[Charts and diagrams as code]

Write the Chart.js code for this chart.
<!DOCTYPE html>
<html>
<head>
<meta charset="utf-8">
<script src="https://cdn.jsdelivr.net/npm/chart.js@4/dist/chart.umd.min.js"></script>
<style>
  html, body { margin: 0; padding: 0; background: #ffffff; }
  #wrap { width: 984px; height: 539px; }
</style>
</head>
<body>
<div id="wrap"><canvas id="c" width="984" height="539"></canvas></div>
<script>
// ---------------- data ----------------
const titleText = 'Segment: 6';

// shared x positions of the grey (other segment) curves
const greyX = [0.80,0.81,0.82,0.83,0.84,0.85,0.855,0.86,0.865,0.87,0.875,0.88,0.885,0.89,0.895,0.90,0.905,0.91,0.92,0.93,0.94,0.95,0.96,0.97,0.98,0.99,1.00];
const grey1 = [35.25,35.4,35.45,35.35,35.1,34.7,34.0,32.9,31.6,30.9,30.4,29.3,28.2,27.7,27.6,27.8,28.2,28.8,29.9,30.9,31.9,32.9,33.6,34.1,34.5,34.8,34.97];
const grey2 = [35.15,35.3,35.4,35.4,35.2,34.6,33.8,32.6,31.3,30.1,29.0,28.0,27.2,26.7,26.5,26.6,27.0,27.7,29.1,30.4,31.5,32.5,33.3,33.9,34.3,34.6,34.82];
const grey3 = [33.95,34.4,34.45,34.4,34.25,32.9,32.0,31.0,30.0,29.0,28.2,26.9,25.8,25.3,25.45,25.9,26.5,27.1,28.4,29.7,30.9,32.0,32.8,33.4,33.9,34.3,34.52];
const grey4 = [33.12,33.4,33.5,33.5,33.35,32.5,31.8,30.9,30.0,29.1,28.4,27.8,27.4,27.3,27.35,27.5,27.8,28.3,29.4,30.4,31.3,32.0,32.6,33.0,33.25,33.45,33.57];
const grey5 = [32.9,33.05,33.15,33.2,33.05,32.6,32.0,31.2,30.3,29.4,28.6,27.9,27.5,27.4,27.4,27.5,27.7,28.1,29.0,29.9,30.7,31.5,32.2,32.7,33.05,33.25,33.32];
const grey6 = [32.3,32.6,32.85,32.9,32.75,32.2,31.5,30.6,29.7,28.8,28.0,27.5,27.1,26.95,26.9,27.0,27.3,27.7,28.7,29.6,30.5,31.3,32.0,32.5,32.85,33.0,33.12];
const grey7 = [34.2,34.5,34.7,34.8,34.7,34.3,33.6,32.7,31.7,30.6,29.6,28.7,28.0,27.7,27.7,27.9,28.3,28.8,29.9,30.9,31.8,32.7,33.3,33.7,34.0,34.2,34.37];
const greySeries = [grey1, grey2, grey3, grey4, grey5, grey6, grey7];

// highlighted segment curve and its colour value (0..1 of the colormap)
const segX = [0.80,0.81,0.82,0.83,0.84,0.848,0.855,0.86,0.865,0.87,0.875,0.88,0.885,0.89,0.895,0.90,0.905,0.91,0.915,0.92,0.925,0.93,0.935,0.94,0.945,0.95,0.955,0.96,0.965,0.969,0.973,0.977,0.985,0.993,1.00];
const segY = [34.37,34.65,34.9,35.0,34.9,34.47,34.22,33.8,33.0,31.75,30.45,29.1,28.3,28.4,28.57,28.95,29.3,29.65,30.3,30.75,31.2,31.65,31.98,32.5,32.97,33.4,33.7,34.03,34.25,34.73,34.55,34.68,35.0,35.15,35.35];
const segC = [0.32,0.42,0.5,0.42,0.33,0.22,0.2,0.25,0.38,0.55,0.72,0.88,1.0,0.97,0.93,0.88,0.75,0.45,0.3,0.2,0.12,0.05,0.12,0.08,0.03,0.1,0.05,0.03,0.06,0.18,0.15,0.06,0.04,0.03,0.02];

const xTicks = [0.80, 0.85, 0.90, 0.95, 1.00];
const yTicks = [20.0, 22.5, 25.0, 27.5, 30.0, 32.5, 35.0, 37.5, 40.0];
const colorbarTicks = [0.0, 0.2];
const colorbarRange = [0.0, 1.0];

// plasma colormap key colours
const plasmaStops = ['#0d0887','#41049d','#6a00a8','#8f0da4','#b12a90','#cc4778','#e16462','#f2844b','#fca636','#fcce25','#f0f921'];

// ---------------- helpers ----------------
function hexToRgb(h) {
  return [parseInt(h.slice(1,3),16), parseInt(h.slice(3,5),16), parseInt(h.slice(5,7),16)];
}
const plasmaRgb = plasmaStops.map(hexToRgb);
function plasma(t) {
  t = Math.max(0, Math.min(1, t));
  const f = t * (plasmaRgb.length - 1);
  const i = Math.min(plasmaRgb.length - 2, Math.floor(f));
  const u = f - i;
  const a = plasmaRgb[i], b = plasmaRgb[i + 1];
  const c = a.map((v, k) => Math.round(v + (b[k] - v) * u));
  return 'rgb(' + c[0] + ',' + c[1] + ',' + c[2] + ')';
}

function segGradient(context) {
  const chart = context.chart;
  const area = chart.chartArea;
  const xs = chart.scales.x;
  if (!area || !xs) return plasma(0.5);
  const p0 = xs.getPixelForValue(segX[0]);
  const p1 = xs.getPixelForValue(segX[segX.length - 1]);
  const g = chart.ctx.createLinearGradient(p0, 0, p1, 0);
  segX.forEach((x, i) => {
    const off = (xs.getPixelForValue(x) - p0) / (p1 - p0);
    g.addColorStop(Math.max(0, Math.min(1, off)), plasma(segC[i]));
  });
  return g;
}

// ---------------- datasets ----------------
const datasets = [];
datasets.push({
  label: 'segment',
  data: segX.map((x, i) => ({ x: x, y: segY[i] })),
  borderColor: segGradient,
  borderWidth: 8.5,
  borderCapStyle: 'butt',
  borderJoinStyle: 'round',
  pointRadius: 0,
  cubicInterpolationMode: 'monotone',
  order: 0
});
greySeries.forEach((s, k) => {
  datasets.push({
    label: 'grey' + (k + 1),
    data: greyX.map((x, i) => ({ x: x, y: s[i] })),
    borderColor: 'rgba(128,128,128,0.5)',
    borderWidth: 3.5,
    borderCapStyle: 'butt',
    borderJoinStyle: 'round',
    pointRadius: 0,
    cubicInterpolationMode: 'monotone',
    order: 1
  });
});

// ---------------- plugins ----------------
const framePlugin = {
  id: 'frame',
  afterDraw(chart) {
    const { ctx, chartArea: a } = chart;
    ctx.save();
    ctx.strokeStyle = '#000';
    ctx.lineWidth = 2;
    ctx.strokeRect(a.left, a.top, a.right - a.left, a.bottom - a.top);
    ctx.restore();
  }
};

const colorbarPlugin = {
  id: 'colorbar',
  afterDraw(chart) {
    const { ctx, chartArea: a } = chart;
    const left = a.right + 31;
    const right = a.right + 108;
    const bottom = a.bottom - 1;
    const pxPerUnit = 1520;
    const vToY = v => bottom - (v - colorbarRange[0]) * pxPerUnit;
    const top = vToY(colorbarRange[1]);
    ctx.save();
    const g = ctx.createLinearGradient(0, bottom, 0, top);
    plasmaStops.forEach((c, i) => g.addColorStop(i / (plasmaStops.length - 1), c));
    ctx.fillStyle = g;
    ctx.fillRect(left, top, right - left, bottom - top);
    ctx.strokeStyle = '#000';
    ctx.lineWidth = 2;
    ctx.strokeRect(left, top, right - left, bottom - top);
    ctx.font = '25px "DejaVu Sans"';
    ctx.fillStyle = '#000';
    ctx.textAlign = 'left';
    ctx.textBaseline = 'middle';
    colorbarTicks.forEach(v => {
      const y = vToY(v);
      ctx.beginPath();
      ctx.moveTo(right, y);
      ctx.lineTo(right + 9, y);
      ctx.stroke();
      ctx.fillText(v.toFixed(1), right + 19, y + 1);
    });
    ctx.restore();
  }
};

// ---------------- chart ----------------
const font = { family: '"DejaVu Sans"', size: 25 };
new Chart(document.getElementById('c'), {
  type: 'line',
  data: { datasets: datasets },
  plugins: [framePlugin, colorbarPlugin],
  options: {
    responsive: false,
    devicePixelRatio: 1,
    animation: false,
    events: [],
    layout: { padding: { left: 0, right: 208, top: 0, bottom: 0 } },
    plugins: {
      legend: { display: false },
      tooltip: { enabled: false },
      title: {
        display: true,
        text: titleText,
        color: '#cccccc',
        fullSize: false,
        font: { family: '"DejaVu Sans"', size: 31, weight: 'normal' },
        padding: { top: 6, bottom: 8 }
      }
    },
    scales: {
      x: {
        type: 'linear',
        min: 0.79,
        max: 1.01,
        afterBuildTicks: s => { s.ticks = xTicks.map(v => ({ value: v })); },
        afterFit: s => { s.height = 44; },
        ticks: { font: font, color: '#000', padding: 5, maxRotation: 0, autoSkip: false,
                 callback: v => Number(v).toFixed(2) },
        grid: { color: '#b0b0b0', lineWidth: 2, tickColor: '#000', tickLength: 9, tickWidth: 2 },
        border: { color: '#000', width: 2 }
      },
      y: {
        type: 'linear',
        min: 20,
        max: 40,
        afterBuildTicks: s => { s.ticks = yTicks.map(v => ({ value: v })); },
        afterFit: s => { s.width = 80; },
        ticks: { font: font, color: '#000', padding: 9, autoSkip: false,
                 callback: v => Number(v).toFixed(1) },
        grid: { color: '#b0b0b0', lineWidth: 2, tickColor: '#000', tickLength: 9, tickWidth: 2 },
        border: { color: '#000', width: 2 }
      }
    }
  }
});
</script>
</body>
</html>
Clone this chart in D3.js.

Request
Set down verbatim only the lines between the start of the data above and the line with "grey5, grey6, grey7];", both boundaries included.

Result of this task
Write the Chart.js code for this chart.
<!DOCTYPE html>
<html>
<head>
<meta charset="utf-8">
<script src="https://cdn.jsdelivr.net/npm/chart.js@4/dist/chart.umd.min.js"></script>
<style>
  html, body { margin: 0; padding: 0; background: #ffffff; }
  #wrap { width: 984px; height: 539px; }
</style>
</head>
<body>
<div id="wrap"><canvas id="c" width="984" height="539"></canvas></div>
<script>
// ---------------- data ----------------
const titleText = 'Segment: 6';

// shared x positions of the grey (other segment) curves
const greyX = [0.80,0.81,0.82,0.83,0.84,0.85,0.855,0.86,0.865,0.87,0.875,0.88,0.885,0.89,0.895,0.90,0.905,0.91,0.92,0.93,0.94,0.95,0.96,0.97,0.98,0.99,1.00];
const grey1 = [35.25,35.4,35.45,35.35,35.1,34.7,34.0,32.9,31.6,30.9,30.4,29.3,28.2,27.7,27.6,27.8,28.2,28.8,29.9,30.9,31.9,32.9,33.6,34.1,34.5,34.8,34.97];
const grey2 = [35.15,35.3,35.4,35.4,35.2,34.6,33.8,32.6,31.3,30.1,29.0,28.0,27.2,26.7,26.5,26.6,27.0,27.7,29.1,30.4,31.5,32.5,33.3,33.9,34.3,34.6,34.82];
const grey3 = [33.95,34.4,34.45,34.4,34.25,32.9,32.0,31.0,30.0,29.0,28.2,26.9,25.8,25.3,25.45,25.9,26.5,27.1,28.4,29.7,30.9,32.0,32.8,33.4,33.9,34.3,34.52];
const grey4 = [33.12,33.4,33.5,33.5,33.35,32.5,31.8,30.9,30.0,29.1,28.4,27.8,27.4,27.3,27.35,27.5,27.8,28.3,29.4,30.4,31.3,32.0,32.6,33.0,33.25,33.45,33.57];
const grey5 = [32.9,33.05,33.15,33.2,33.05,32.6,32.0,31.2,30.3,29.4,28.6,27.9,27.5,27.4,27.4,27.5,27.7,28.1,29.0,29.9,30.7,31.5,32.2,32.7,33.05,33.25,33.32];
const grey6 = [32.3,32.6,32.85,32.9,32.75,32.2,31.5,30.6,29.7,28.8,28.0,27.5,27.1,26.95,26.9,27.0,27.3,27.7,28.7,29.6,30.5,31.3,32.0,32.5,32.85,33.0,33.12];
const grey7 = [34.2,34.5,34.7,34.8,34.7,34.3,33.6,32.7,31.7,30.6,29.6,28.7,28.0,27.7,27.7,27.9,28.3,28.8,29.9,30.9,31.8,32.7,33.3,33.7,34.0,34.2,34.37];
const greySeries = [grey1, grey2, grey3, grey4, grey5, grey6, grey7];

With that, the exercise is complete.